- SUPPLIED MATERIAL -
▼▼▼

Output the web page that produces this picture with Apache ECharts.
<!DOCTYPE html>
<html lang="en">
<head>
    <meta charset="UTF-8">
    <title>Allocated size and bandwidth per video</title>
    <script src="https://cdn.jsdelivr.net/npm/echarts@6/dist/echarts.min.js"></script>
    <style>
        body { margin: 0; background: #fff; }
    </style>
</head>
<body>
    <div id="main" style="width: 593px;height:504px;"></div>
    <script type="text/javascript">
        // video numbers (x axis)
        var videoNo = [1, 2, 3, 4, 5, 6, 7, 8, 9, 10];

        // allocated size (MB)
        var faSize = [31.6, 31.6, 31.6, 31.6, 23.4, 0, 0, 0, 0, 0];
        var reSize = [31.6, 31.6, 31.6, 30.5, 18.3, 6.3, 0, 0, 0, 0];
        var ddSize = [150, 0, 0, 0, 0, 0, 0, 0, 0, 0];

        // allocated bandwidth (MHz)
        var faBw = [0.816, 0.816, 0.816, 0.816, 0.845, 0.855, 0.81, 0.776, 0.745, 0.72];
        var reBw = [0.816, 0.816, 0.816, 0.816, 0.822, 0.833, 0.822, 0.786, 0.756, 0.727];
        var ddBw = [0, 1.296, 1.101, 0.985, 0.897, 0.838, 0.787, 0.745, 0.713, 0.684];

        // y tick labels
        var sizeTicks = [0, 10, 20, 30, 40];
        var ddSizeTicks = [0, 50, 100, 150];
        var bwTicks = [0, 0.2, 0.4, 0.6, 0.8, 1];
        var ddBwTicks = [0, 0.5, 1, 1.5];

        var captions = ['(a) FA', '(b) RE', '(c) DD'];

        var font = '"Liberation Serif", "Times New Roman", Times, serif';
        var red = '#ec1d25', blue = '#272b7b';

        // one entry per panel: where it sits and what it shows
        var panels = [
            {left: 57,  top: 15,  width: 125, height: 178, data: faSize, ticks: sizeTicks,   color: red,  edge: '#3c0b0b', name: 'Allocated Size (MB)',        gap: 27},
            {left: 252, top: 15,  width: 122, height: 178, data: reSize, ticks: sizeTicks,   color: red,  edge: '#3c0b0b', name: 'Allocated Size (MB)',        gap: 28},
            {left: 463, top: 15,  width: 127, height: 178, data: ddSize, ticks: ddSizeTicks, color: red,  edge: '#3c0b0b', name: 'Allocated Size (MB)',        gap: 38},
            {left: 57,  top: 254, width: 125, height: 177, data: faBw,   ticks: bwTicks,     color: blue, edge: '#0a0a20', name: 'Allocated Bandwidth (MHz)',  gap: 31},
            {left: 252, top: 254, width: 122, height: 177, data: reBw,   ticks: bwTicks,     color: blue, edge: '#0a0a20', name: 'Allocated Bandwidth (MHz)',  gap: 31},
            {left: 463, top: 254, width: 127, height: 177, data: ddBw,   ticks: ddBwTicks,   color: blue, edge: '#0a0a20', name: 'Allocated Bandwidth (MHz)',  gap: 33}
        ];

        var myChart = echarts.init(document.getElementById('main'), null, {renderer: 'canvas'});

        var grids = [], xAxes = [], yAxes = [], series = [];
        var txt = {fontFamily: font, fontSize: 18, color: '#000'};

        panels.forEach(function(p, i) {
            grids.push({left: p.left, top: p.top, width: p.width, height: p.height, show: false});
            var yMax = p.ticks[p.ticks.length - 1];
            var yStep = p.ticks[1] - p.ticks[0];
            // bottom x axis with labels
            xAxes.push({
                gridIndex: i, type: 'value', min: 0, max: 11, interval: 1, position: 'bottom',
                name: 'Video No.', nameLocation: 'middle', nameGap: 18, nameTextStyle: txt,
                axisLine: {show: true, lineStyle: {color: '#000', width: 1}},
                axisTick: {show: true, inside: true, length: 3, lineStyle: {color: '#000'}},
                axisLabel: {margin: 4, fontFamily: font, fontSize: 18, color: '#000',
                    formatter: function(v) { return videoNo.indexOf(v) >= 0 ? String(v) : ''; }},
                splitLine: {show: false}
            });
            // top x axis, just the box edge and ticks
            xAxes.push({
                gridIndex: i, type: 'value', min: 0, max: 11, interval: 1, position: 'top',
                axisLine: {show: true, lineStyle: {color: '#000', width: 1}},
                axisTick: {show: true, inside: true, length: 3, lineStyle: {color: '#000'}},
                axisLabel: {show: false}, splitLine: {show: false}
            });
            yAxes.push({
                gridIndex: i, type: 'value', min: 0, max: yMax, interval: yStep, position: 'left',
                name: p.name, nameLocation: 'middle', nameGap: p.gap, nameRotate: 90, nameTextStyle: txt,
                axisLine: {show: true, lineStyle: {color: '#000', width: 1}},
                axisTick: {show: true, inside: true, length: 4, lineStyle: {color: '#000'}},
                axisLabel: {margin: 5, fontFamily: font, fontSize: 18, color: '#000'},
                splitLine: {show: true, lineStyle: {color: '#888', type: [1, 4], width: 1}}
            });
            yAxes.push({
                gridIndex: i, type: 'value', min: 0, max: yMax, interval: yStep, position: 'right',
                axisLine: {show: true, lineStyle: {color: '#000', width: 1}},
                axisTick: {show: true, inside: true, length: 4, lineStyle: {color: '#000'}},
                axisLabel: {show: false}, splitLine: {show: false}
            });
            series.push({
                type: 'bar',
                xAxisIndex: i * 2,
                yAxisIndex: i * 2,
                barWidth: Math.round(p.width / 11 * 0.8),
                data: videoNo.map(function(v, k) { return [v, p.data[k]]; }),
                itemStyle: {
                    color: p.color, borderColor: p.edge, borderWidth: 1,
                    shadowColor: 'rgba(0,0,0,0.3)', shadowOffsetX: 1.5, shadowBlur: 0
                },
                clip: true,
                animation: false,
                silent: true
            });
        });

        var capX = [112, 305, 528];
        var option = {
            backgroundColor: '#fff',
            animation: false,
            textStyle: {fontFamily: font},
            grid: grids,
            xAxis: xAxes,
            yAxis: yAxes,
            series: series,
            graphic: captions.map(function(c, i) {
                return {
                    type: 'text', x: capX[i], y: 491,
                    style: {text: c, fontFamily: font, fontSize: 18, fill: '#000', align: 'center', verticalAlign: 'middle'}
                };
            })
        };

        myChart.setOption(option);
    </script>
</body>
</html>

▲▲▲

- AIM OF THE EXERCISE -
Nothing should be left out: repeat all of the data exactly.

- RESPONSE TO THIS TASK -
Output the web page that produces this picture with Apache ECharts.
<!DOCTYPE html>
<html lang="en">
<head>
    <meta charset="UTF-8">
    <title>Allocated size and bandwidth per video</title>
    <script src="https://cdn.jsdelivr.net/npm/echarts@6/dist/echarts.min.js"></script>
    <style>
        body { margin: 0; background: #fff; }
    </style>
</head>
<body>
    <div id="main" style="width: 593px;height:504px;"></div>
    <script type="text/javascript">
        // video numbers (x axis)
        var videoNo = [1, 2, 3, 4, 5, 6, 7, 8, 9, 10];

        // allocated size (MB)
        var faSize = [31.6, 31.6, 31.6, 31.6, 23.4, 0, 0, 0, 0, 0];
        var reSize = [31.6, 31.6, 31.6, 30.5, 18.3, 6.3, 0, 0, 0, 0];
        var ddSize = [150, 0, 0, 0, 0, 0, 0, 0, 0, 0];

        // allocated bandwidth (MHz)
        var faBw = [0.816, 0.816, 0.816, 0.816, 0.845, 0.855, 0.81, 0.776, 0.745, 0.72];
        var reBw = [0.816, 0.816, 0.816, 0.816, 0.822, 0.833, 0.822, 0.786, 0.756, 0.727];
        var ddBw = [0, 1.296, 1.101, 0.985, 0.897, 0.838, 0.787, 0.745, 0.713, 0.684];

        // y tick labels
        var sizeTicks = [0, 10, 20, 30, 40];
        var ddSizeTicks = [0, 50, 100, 150];
        var bwTicks = [0, 0.2, 0.4, 0.6, 0.8, 1];
        var ddBwTicks = [0, 0.5, 1, 1.5];

        var captions = ['(a) FA', '(b) RE', '(c) DD'];

        var font = '"Liberation Serif", "Times New Roman", Times, serif';
        var red = '#ec1d25', blue = '#272b7b';

        // one entry per panel: where it sits and what it shows
        var panels = [
            {left: 57,  top: 15,  width: 125, height: 178, data: faSize, ticks: sizeTicks,   color: red,  edge: '#3c0b0b', name: 'Allocated Size (MB)',        gap: 27},
            {left: 252, top: 15,  width: 122, height: 178, data: reSize, ticks: sizeTicks,   color: red,  edge: '#3c0b0b', name: 'Allocated Size (MB)',        gap: 28},
            {left: 463, top: 15,  width: 127, height: 178, data: ddSize, ticks: ddSizeTicks, color: red,  edge: '#3c0b0b', name: 'Allocated Size (MB)',        gap: 38},
            {left: 57,  top: 254, width: 125, height: 177, data: faBw,   ticks: bwTicks,     color: blue, edge: '#0a0a20', name: 'Allocated Bandwidth (MHz)',  gap: 31},
            {left: 252, top: 254, width: 122, height: 177, data: reBw,   ticks: bwTicks,     color: blue, edge: '#0a0a20', name: 'Allocated Bandwidth (MHz)',  gap: 31},
            {left: 463, top: 254, width: 127, height: 177, data: ddBw,   ticks: ddBwTicks,   color: blue, edge: '#0a0a20', name: 'Allocated Bandwidth (MHz)',  gap: 33}
        ];

        var myChart = echarts.init(document.getElementById('main'), null, {renderer: 'canvas'});

        var grids = [], xAxes = [], yAxes = [], series = [];
        var txt = {fontFamily: font, fontSize: 18, color: '#000'};

        panels.forEach(function(p, i) {
            grids.push({left: p.left, top: p.top, width: p.width, height: p.height, show: false});
            var yMax = p.ticks[p.ticks.length - 1];
            var yStep = p.ticks[1] - p.ticks[0];
            // bottom x axis with labels
            xAxes.push({
                gridIndex: i, type: 'value', min: 0, max: 11, interval: 1, position: 'bottom',
                name: 'Video No.', nameLocation: 'middle', nameGap: 18, nameTextStyle: txt,
                axisLine: {show: true, lineStyle: {color: '#000', width: 1}},
                axisTick: {show: true, inside: true, length: 3, lineStyle: {color: '#000'}},
                axisLabel: {margin: 4, fontFamily: font, fontSize: 18, color: '#000',
                    formatter: function(v) { return videoNo.indexOf(v) >= 0 ? String(v) : ''; }},
                splitLine: {show: false}
            });
            // top x axis, just the box edge and ticks
            xAxes.push({
                gridIndex: i, type: 'value', min: 0, max: 11, interval: 1, position: 'top',
                axisLine: {show: true, lineStyle: {color: '#000', width: 1}},
                axisTick: {show: true, inside: true, length: 3, lineStyle: {color: '#000'}},
                axisLabel: {show: false}, splitLine: {show: false}
            });
            yAxes.push({
                gridIndex: i, type: 'value', min: 0, max: yMax, interval: yStep, position: 'left',
                name: p.name, nameLocation: 'middle', nameGap: p.gap, nameRotate: 90, nameTextStyle: txt,
                axisLine: {show: true, lineStyle: {color: '#000', width: 1}},
                axisTick: {show: true, inside: true, length: 4, lineStyle: {color: '#000'}},
                axisLabel: {margin: 5, fontFamily: font, fontSize: 18, color: '#000'},
                splitLine: {show: true, lineStyle: {color: '#888', type: [1, 4], width: 1}}
            });
            yAxes.push({
                gridIndex: i, type: 'value', min: 0, max: yMax, interval: yStep, position: 'right',
                axisLine: {show: true, lineStyle: {color: '#000', width: 1}},
                axisTick: {show: true, inside: true, length: 4, lineStyle: {color: '#000'}},
                axisLabel: {show: false}, splitLine: {show: false}
            });
            series.push({
                type: 'bar',
                xAxisIndex: i * 2,
                yAxisIndex: i * 2,
                barWidth: Math.round(p.width / 11 * 0.8),
                data: videoNo.map(function(v, k) { return [v, p.data[k]]; }),
                itemStyle: {
                    color: p.color, borderColor: p.edge, borderWidth: 1,
                    shadowColor: 'rgba(0,0,0,0.3)', shadowOffsetX: 1.5, shadowBlur: 0
                },
                clip: true,
                animation: false,
                silent: true
            });
        });

        var capX = [112, 305, 528];
        var option = {
            backgroundColor: '#fff',
            animation: false,
            textStyle: {fontFamily: font},
            grid: grids,
            xAxis: xAxes,
            yAxis: yAxes,
            series: series,
            graphic: captions.map(function(c, i) {
                return {
                    type: 'text', x: capX[i], y: 491,
                    style: {text: c, fontFamily: font, fontSize: 18, fill: '#000', align: 'center', verticalAlign: 'middle'}
                };
            })
        };

        myChart.setOption(option);
    </script>
</body>
</html>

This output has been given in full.